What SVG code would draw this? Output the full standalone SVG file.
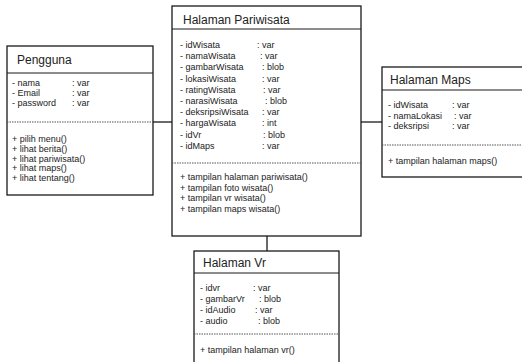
<svg xmlns="http://www.w3.org/2000/svg" width="522" height="362" viewBox="0 0 522 362">
<style>
.box{fill:#fff;stroke:#1a1a1a;stroke-width:1.3}
.sep{stroke:#1a1a1a;stroke-width:1.2}
.dot{stroke:#555;stroke-width:1;stroke-dasharray:1.5 1}
.conn{stroke:#1a1a1a;stroke-width:1.3;fill:none}
text{font-family:"Liberation Sans",Arial,sans-serif;fill:#222}
.t{font-size:12px}
.a{font-size:9px}
</style>
<rect width="522" height="362" fill="#fff"/>
<g id="connectors">
<line class="conn" x1="153" y1="122" x2="172" y2="122"/>
<line class="conn" x1="361" y1="122" x2="382" y2="122"/>
<line class="conn" x1="267" y1="236" x2="267" y2="251"/>
</g>
<g id="pengguna">
<rect class="box" x="7" y="46" width="146" height="149"/>
<line class="sep" x1="7" y1="73" x2="153" y2="73"/>
<line class="dot" x1="7" y1="122" x2="153" y2="122"/>
<text class="t" x="17" y="64">Pengguna</text>
<text class="a" x="12" y="86">- nama</text><text class="a" x="72" y="86">: var</text>
<text class="a" x="12" y="96">- Email</text><text class="a" x="72" y="96">: var</text>
<text class="a" x="12" y="106">- password</text><text class="a" x="72" y="106">: var</text>
<text class="a" x="12" y="142">+ pilih menu()</text>
<text class="a" x="12" y="151.8">+ lihat berita()</text>
<text class="a" x="12" y="161.6">+ lihat pariwisata()</text>
<text class="a" x="12" y="171.4">+ lihat maps()</text>
<text class="a" x="12" y="181.2">+ lihat tentang()</text>
</g>
<g id="pariwisata">
<rect class="box" x="172" y="6" width="189" height="230"/>
<line class="sep" x1="172" y1="29" x2="361" y2="29"/>
<line class="dot" x1="172" y1="163" x2="361" y2="163"/>
<text class="t" x="183" y="24">Halaman Pariwisata</text>
<text class="a" x="180" y="48">- idWisata</text><text class="a" x="257" y="48">: var</text>
<text class="a" x="180" y="59.2">- namaWisata</text><text class="a" x="260" y="59.2">: var</text>
<text class="a" x="180" y="70.4">- gambarWisata</text><text class="a" x="262" y="70.4">: blob</text>
<text class="a" x="180" y="81.6">- lokasiWisata</text><text class="a" x="262" y="81.6">: var</text>
<text class="a" x="180" y="92.8">- ratingWisata</text><text class="a" x="263" y="92.8">: var</text>
<text class="a" x="180" y="104">- narasiWisata</text><text class="a" x="265" y="104">: blob</text>
<text class="a" x="180" y="115.2">- deksripsiWisata</text><text class="a" x="262" y="115.2">: var</text>
<text class="a" x="180" y="126.4">- hargaWisata</text><text class="a" x="262" y="126.4">: int</text>
<text class="a" x="180" y="137.6">- idVr</text><text class="a" x="263" y="137.6">: blob</text>
<text class="a" x="180" y="148.8">- idMaps</text><text class="a" x="262" y="148.8">: var</text>
<text class="a" x="180" y="180">+ tampilan halaman pariwisata()</text>
<text class="a" x="180" y="190.5">+ tampilan foto wisata()</text>
<text class="a" x="180" y="201">+ tampilan vr wisata()</text>
<text class="a" x="180" y="211.5">+ tampilan maps wisata()</text>
</g>
<g id="maps">
<rect class="box" x="382" y="67" width="142" height="110"/>
<line class="sep" x1="382" y1="90" x2="522" y2="90"/>
<line class="dot" x1="382" y1="145" x2="522" y2="145"/>
<text class="t" x="390" y="84">Halaman Maps</text>
<text class="a" x="388" y="108">- idWisata</text><text class="a" x="452" y="108">: var</text>
<text class="a" x="388" y="118.5">- namaLokasi</text><text class="a" x="454" y="118.5">: var</text>
<text class="a" x="388" y="129">- deksripsi</text><text class="a" x="452" y="129">: var</text>
<text class="a" x="388" y="164">+ tampilan halaman maps()</text>
</g>
<g id="vr">
<rect class="box" x="194" y="251" width="145" height="115"/>
<line class="sep" x1="194" y1="273" x2="339" y2="273"/>
<line class="dot" x1="194" y1="334" x2="339" y2="334"/>
<text class="t" x="203" y="267">Halaman Vr</text>
<text class="a" x="200" y="291">- idvr</text><text class="a" x="253" y="291">: var</text>
<text class="a" x="200" y="302">- gambarVr</text><text class="a" x="259" y="302">: blob</text>
<text class="a" x="200" y="313">- idAudio</text><text class="a" x="255" y="313">: var</text>
<text class="a" x="200" y="323.5">- audio</text><text class="a" x="258" y="323.5">: blob</text>
<text class="a" x="200" y="353">+ tampilan halaman vr()</text>
</g>
</svg>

## Task description
Exclude the images, then output the data above word for word.

## The response
What SVG code would draw this? Output the full standalone SVG file.
<svg xmlns="http://www.w3.org/2000/svg" width="522" height="362" viewBox="0 0 522 362">
<style>
.box{fill:#fff;stroke:#1a1a1a;stroke-width:1.3}
.sep{stroke:#1a1a1a;stroke-width:1.2}
.dot{stroke:#555;stroke-width:1;stroke-dasharray:1.5 1}
.conn{stroke:#1a1a1a;stroke-width:1.3;fill:none}
text{font-family:"Liberation Sans",Arial,sans-serif;fill:#222}
.t{font-size:12px}
.a{font-size:9px}
</style>
<rect width="522" height="362" fill="#fff"/>
<g id="connectors">
<line class="conn" x1="153" y1="122" x2="172" y2="122"/>
<line class="conn" x1="361" y1="122" x2="382" y2="122"/>
<line class="conn" x1="267" y1="236" x2="267" y2="251"/>
</g>
<g id="pengguna">
<rect class="box" x="7" y="46" width="146" height="149"/>
<line class="sep" x1="7" y1="73" x2="153" y2="73"/>
<line class="dot" x1="7" y1="122" x2="153" y2="122"/>
<text class="t" x="17" y="64">Pengguna</text>
<text class="a" x="12" y="86">- nama</text><text class="a" x="72" y="86">: var</text>
<text class="a" x="12" y="96">- Email</text><text class="a" x="72" y="96">: var</text>
<text class="a" x="12" y="106">- password</text><text class="a" x="72" y="106">: var</text>
<text class="a" x="12" y="142">+ pilih menu()</text>
<text class="a" x="12" y="151.8">+ lihat berita()</text>
<text class="a" x="12" y="161.6">+ lihat pariwisata()</text>
<text class="a" x="12" y="171.4">+ lihat maps()</text>
<text class="a" x="12" y="181.2">+ lihat tentang()</text>
</g>
<g id="pariwisata">
<rect class="box" x="172" y="6" width="189" height="230"/>
<line class="sep" x1="172" y1="29" x2="361" y2="29"/>
<line class="dot" x1="172" y1="163" x2="361" y2="163"/>
<text class="t" x="183" y="24">Halaman Pariwisata</text>
<text class="a" x="180" y="48">- idWisata</text><text class="a" x="257" y="48">: var</text>
<text class="a" x="180" y="59.2">- namaWisata</text><text class="a" x="260" y="59.2">: var</text>
<text class="a" x="180" y="70.4">- gambarWisata</text><text class="a" x="262" y="70.4">: blob</text>
<text class="a" x="180" y="81.6">- lokasiWisata</text><text class="a" x="262" y="81.6">: var</text>
<text class="a" x="180" y="92.8">- ratingWisata</text><text class="a" x="263" y="92.8">: var</text>
<text class="a" x="180" y="104">- narasiWisata</text><text class="a" x="265" y="104">: blob</text>
<text class="a" x="180" y="115.2">- deksripsiWisata</text><text class="a" x="262" y="115.2">: var</text>
<text class="a" x="180" y="126.4">- hargaWisata</text><text class="a" x="262" y="126.4">: int</text>
<text class="a" x="180" y="137.6">- idVr</text><text class="a" x="263" y="137.6">: blob</text>
<text class="a" x="180" y="148.8">- idMaps</text><text class="a" x="262" y="148.8">: var</text>
<text class="a" x="180" y="180">+ tampilan halaman pariwisata()</text>
<text class="a" x="180" y="190.5">+ tampilan foto wisata()</text>
<text class="a" x="180" y="201">+ tampilan vr wisata()</text>
<text class="a" x="180" y="211.5">+ tampilan maps wisata()</text>
</g>
<g id="maps">
<rect class="box" x="382" y="67" width="142" height="110"/>
<line class="sep" x1="382" y1="90" x2="522" y2="90"/>
<line class="dot" x1="382" y1="145" x2="522" y2="145"/>
<text class="t" x="390" y="84">Halaman Maps</text>
<text class="a" x="388" y="108">- idWisata</text><text class="a" x="452" y="108">: var</text>
<text class="a" x="388" y="118.5">- namaLokasi</text><text class="a" x="454" y="118.5">: var</text>
<text class="a" x="388" y="129">- deksripsi</text><text class="a" x="452" y="129">: var</text>
<text class="a" x="388" y="164">+ tampilan halaman maps()</text>
</g>
<g id="vr">
<rect class="box" x="194" y="251" width="145" height="115"/>
<line class="sep" x1="194" y1="273" x2="339" y2="273"/>
<line class="dot" x1="194" y1="334" x2="339" y2="334"/>
<text class="t" x="203" y="267">Halaman Vr</text>
<text class="a" x="200" y="291">- idvr</text><text class="a" x="253" y="291">: var</text>
<text class="a" x="200" y="302">- gambarVr</text><text class="a" x="259" y="302">: blob</text>
<text class="a" x="200" y="313">- idAudio</text><text class="a" x="255" y="313">: var</text>
<text class="a" x="200" y="323.5">- audio</text><text class="a" x="258" y="323.5">: blob</text>
<text class="a" x="200" y="353">+ tampilan halaman vr()</text>
</g>
</svg>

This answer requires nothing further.